Log Cabin Chronicles

No more 9 to 5

CHARLES LONG

Not long ago we invited friends over for dinner. Ray and Sarah are about our ages -– early 50s. He retired at the end of April, 2000 from an electric company -- along with some 1400 of his colleagues.

I retired a little over two years ago from the federal bureaucracy.

Ray and I both took "early retirement" and got golden handshakes -– packages to get rid of senior managers in their early fifties. There is a huge, and still growing, number of us out there.

Following retirement, I took six months off . I travelled, read, exercised, painted, and visited friends. I even leaned how to operate a tractor, drive a skidoo; and make maple syrup with a retired teacher friend had built a hobby sugar shack.

After five months, my spouse got tired of having me around the house so much. For years she complained regularly that I was never home, that I liked the office more than her, and that I was going to die, young, at my desk. But in 25 years of marriage, she had made adjustments in her activities and schedule –- and they didn't include me, except for social activities on weekends, and on an occasional week night or two.

I was also getting restless.

So I decided to do some consulting work, part-time. Two or three days a week would be fine, I thought. Enough to keep me busy and out of trouble. But anyone who has done consulting work knows that that's not the way it works.

I ended up working as much, or more, as when I was working full-time. And I was supervising staff again. The same pressures of work and stress started creeping back in.

Secretly, I just wanted to be hired at the local grocery store to stock shelves on the midnight shift. And I knew how to do this type of work.

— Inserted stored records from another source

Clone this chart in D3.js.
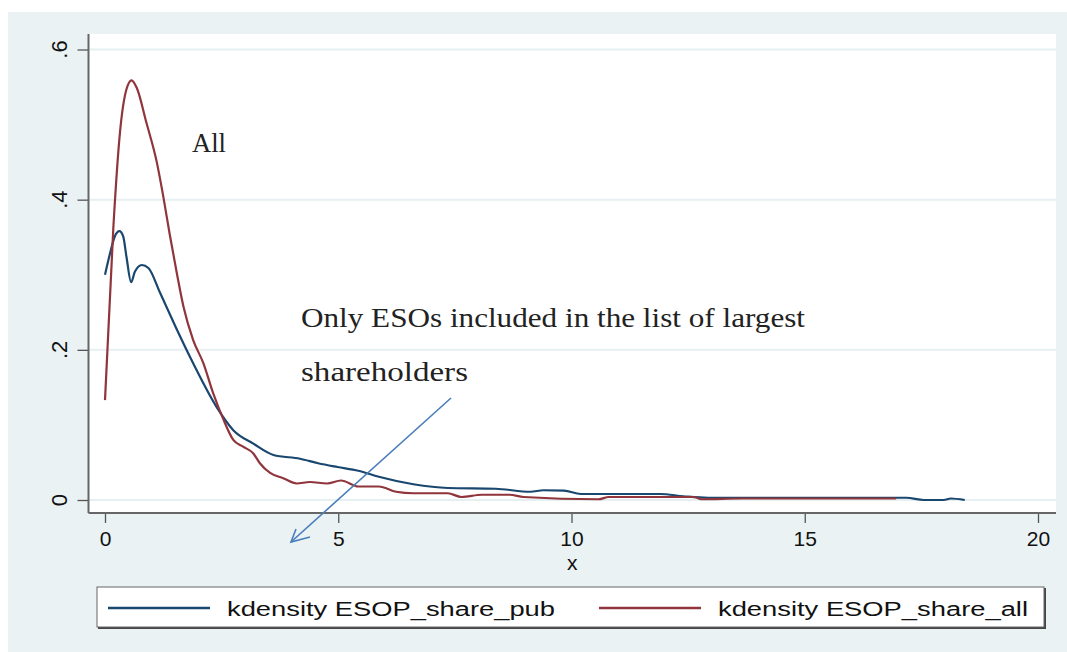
<!DOCTYPE html>
<html>
<head>
<meta charset="utf-8">
<script src="https://cdn.jsdelivr.net/npm/d3@7"></script>
<style>
  body { margin: 0; background: #ffffff; }
  svg { display: block; }
</style>
</head>
<body>
<div id="chart"></div>
<script>
// kernel density of ESOP share
var pub_x = [0, 0.11, 0.21, 0.31, 0.39, 0.46, 0.56, 0.64, 0.79, 0.93, 1.18, 1.54, 1.89, 2.39, 2.75, 3.18, 3.61, 4.18, 4.57, 4.98, 5.43, 5.87, 6.61, 7.35, 8.38, 9.12, 9.40, 9.84, 10.2, 11.9, 12.4, 12.93, 17.18, 17.55, 17.98, 18.13, 18.43];
var pub_y = [0.30, 0.329, 0.351, 0.358, 0.351, 0.324, 0.290, 0.304, 0.313, 0.309, 0.276, 0.227, 0.182, 0.124, 0.093, 0.075, 0.060, 0.055, 0.049, 0.044, 0.039, 0.031, 0.021, 0.016, 0.015, 0.011, 0.013, 0.0125, 0.008, 0.008, 0.005, 0.003, 0.003, 0.0, 0.0, 0.002, 0.0];

var all_x = [0, 0.18, 0.32, 0.46, 0.57, 0.68, 0.89, 1.11, 1.25, 1.39, 1.54, 1.68, 1.89, 2.11, 2.32, 2.54, 2.75, 2.96, 3.18, 3.32, 3.54, 3.82, 4.11, 4.39, 4.76, 5.06, 5.43, 5.87, 6.24, 6.61, 7.35, 7.64, 8.08, 8.67, 8.97, 10.58, 10.8, 12.63, 12.78, 13.66, 16.96];
var all_y = [0.133, 0.364, 0.489, 0.547, 0.559, 0.549, 0.502, 0.450, 0.404, 0.353, 0.302, 0.258, 0.213, 0.182, 0.142, 0.107, 0.080, 0.071, 0.062, 0.049, 0.036, 0.029, 0.022, 0.024, 0.022, 0.026, 0.018, 0.018, 0.011, 0.009, 0.009, 0.004, 0.007, 0.007, 0.004, 0.001, 0.004, 0.004, 0.001, 0.002, 0.002];

var x_ticks = [0, 5, 10, 15, 20];
var y_ticks = [0, 0.2, 0.4, 0.6];
var y_tick_labels = ["0", ".2", ".4", ".6"];
var legend_labels = ["kdensity ESOP_share_pub", "kdensity ESOP_share_all"];
var series_colors = ["#1a476f", "#90353b"];

var width = 1067, height = 652;

var svg = d3.select("#chart").append("svg")
  .attr("width", width)
  .attr("height", height);

// graph region
svg.append("rect")
  .attr("x", 8).attr("y", 12)
  .attr("width", width - 8).attr("height", height - 12)
  .attr("fill", "#eaf2f3");

// plot region
var plot_left = 88.5, plot_right = 1056, plot_top = 34, plot_bottom = 513;
svg.append("rect")
  .attr("x", plot_left).attr("y", plot_top)
  .attr("width", plot_right - plot_left).attr("height", plot_bottom - plot_top)
  .attr("fill", "#ffffff");

var x = d3.scaleLinear().domain([0, 20]).range([105, 1038]);
var y = d3.scaleLinear().domain([0, 0.6]).range([500, 49.5]);

// gridlines
svg.append("g").selectAll("line")
  .data(y_ticks)
  .enter().append("line")
  .attr("x1", plot_left).attr("x2", plot_right)
  .attr("y1", function (d) { return y(d); })
  .attr("y2", function (d) { return y(d); })
  .attr("stroke", "#e6eff1")
  .attr("stroke-width", 2);

// y axis
var y_axis = svg.append("g")
  .attr("transform", "translate(" + plot_left + ",0)")
  .call(d3.axisLeft(y).tickValues(y_ticks).tickSize(11).tickSizeOuter(0)
    .tickFormat(function (d, i) { return y_tick_labels[i]; }));
y_axis.select(".domain").remove();
y_axis.selectAll(".tick line").attr("stroke", "#555").attr("stroke-width", 1.3);
y_axis.selectAll(".tick text").remove();
y_axis.append("line")
  .attr("x1", 0).attr("x2", 0)
  .attr("y1", plot_top).attr("y2", plot_bottom)
  .attr("stroke", "#666").attr("stroke-width", 2);

svg.append("g").selectAll("text")
  .data(y_ticks)
  .enter().append("text")
  .attr("transform", function (d) { return "translate(67," + y(d) + ") rotate(-90)"; })
  .attr("text-anchor", "middle")
  .style("font-family", "Arial, 'Liberation Sans', sans-serif")
  .style("font-size", "22px")
  .attr("fill", "#111")
  .text(function (d, i) { return y_tick_labels[i]; });

// x axis
var x_axis = svg.append("g")
  .attr("transform", "translate(0," + plot_bottom + ")")
  .call(d3.axisBottom(x).tickValues(x_ticks).tickSize(10).tickSizeOuter(0));
x_axis.select(".domain").remove();
x_axis.selectAll(".tick line").attr("stroke", "#555").attr("stroke-width", 1.3);
x_axis.selectAll(".tick text")
  .attr("y", 33)
  .attr("dy", null)
  .style("font-family", "Arial, 'Liberation Sans', sans-serif")
  .style("font-size", "21px")
  .attr("fill", "#111");
x_axis.append("line")
  .attr("x1", plot_left).attr("x2", plot_right)
  .attr("y1", 0).attr("y2", 0)
  .attr("stroke", "#666").attr("stroke-width", 2);

svg.append("text")
  .attr("x", (plot_left + plot_right) / 2)
  .attr("y", 570)
  .attr("text-anchor", "middle")
  .style("font-family", "Arial, 'Liberation Sans', sans-serif")
  .style("font-size", "21px")
  .attr("fill", "#111")
  .text("x");

// density curves
var line = d3.line()
  .curve(d3.curveMonotoneX)
  .x(function (d) { return x(d[0]); })
  .y(function (d) { return y(d[1]); });

var series = [
  d3.zip(pub_x, pub_y),
  d3.zip(all_x, all_y)
];

svg.append("g").selectAll("path")
  .data(series)
  .enter().append("path")
  .attr("d", line)
  .attr("fill", "none")
  .attr("stroke", function (d, i) { return series_colors[i]; })
  .attr("stroke-width", 2.2)
  .attr("stroke-linejoin", "round");

// annotations
var serif = "'Liberation Serif', 'DejaVu Serif', serif";
svg.append("text")
  .attr("x", 192).attr("y", 152)
  .attr("textLength", 34).attr("lengthAdjust", "spacingAndGlyphs")
  .style("font-family", serif).style("font-size", "28px")
  .attr("fill", "#222")
  .text("All");
svg.append("text")
  .attr("x", 301).attr("y", 327)
  .attr("textLength", 504).attr("lengthAdjust", "spacingAndGlyphs")
  .style("font-family", serif).style("font-size", "28px")
  .attr("fill", "#222")
  .text("Only ESOs included in the list of largest");
svg.append("text")
  .attr("x", 301).attr("y", 381)
  .attr("textLength", 167).attr("lengthAdjust", "spacingAndGlyphs")
  .style("font-family", serif).style("font-size", "28px")
  .attr("fill", "#222")
  .text("shareholders");

// arrow
var arrow = svg.append("g")
  .attr("stroke", "#4a7ebb")
  .attr("stroke-width", 1.6)
  .attr("fill", "none");
arrow.append("line")
  .attr("x1", 451).attr("y1", 398)
  .attr("x2", 291).attr("y2", 542);
arrow.append("polyline")
  .attr("points", "296,529 291,542 310,537");

// legend
var legend = svg.append("g");
legend.append("rect")
  .attr("x", 98).attr("y", 588)
  .attr("width", 948).attr("height", 41)
  .attr("fill", "#444");
legend.append("rect")
  .attr("x", 97).attr("y", 587)
  .attr("width", 947).attr("height", 40)
  .attr("fill", "#ffffff")
  .attr("stroke", "#666")
  .attr("stroke-width", 1);

var legend_items = [
  { x1: 108, x2: 210, tx: 227, tl: 328 },
  { x1: 599, x2: 701, tx: 718, tl: 310 }
];
legend.selectAll(".item")
  .data(legend_labels)
  .enter().append("g")
  .attr("class", "item")
  .each(function (d, i) {
    var g = d3.select(this);
    var it = legend_items[i];
    g.append("line")
      .attr("x1", it.x1).attr("x2", it.x2)
      .attr("y1", 608).attr("y2", 608)
      .attr("stroke", series_colors[i])
      .attr("stroke-width", 2.6);
    g.append("text")
      .attr("x", it.tx).attr("y", 616)
      .attr("textLength", it.tl).attr("lengthAdjust", "spacingAndGlyphs")
      .style("font-family", "Arial, 'Liberation Sans', sans-serif")
      .style("font-size", "20px")
      .attr("fill", "#111")
      .text(d);
  });
</script>
</body>
</html>
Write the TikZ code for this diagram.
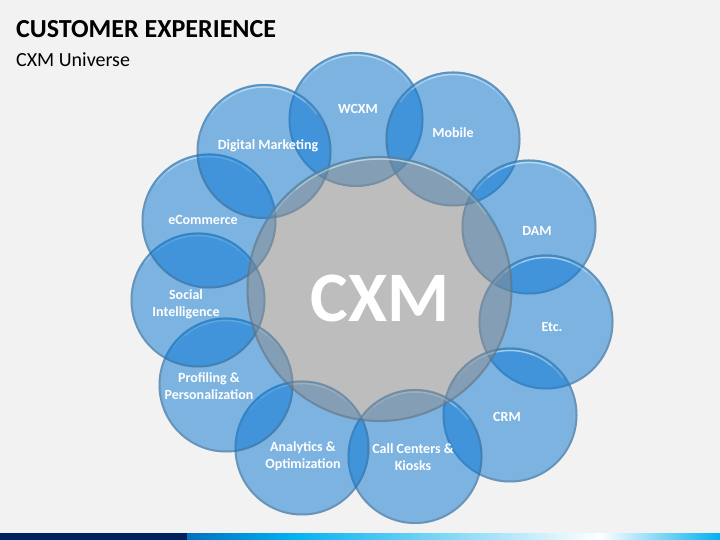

I spent seven summers and many, many weekends working at a grocery store while I was going through high school and university. I even worked the weekend night shift at one of the local supermarkets the first year I taught school –- to pay for my flights to see my future wife.

Or I wanted to be hired to clip press clippings and prepare the daily press pack weekday mornings from 6:30 to 9:30 at my old place of work. I'm an early bird and this would have given me the rest of the day to do what I wanted to do in my retirement.

However, I never breathed a word of this to anyone.

What would people say or think about a well-educated, former senior executive in the government, lugging cans and boxes around a store in the middle of the night, or cutting out newspaper and magazine articles every day before the crack of dawn?

I even secretly envied another friend of mine.

He is a former government supervisor who, after five years of retirement, took on several odd jobs –- delivering and stocking bread on shelves at the local fruit and vegetable store early in the a.m., and driving cars from one dealership to another.

After dinner, Ray and I took a walk to work off our meal. That was when I told him about my secret desire to work in the local grocery store. I wanted to be active and earn a little extra cash. But I didn't want any responsibilities.

I was surprised to find that he was harbouring the same feelings. Men, you know, often harbour feelings.

He told me that one of his neighbours had night-shift job and that he might be able to get him a part-time job next year when he decided to do a little work on the side. Ray's neighbour, a retiree from the army, has been working there for several years. He's 59, shows up for work regularly, and on time.

After that, I began to wonder how many people like us there are out there are in the same position.

The consulting work pays well but, with my pension, I end up giving most of it back to the government in taxes.

I know I should be using my education and looking for challenging jobs to match my qualifications and experience. I know that old colleagues and friends will say -- when and if they find out what I'm doing: "Can you believe what's become of Charles since he's retired" or "If retirement does that to me…", or "Boy I'm glad I didn't take early retirement like Charles did".

But, bottom line: I don't want to be challenged in the workplace. I don't want to work from 9 to 5, or more. I don't want make the tough decisions –- and take responsibility for them. And I don't want to mentor, train, supervise or have to deal with the trials and tribulations of employees any more.

I think I've earned the right to challenge myself in my own way, on my own time, when I feel like it.

If it weren't so much trouble, I'd set up an employment agency just for people like Ray and me. And all the others like us out there. I'd find part-time, odd-jobs for us early retirees so that we can still enjoy our pensions, play a little golf, paint, read, and still contribute to the working world.

But chances are that, if I did, I'd end up back in the old rat race again –- full-time.

Charles Long is a freelance writer and communications consultant based in Gatineau, Quebec.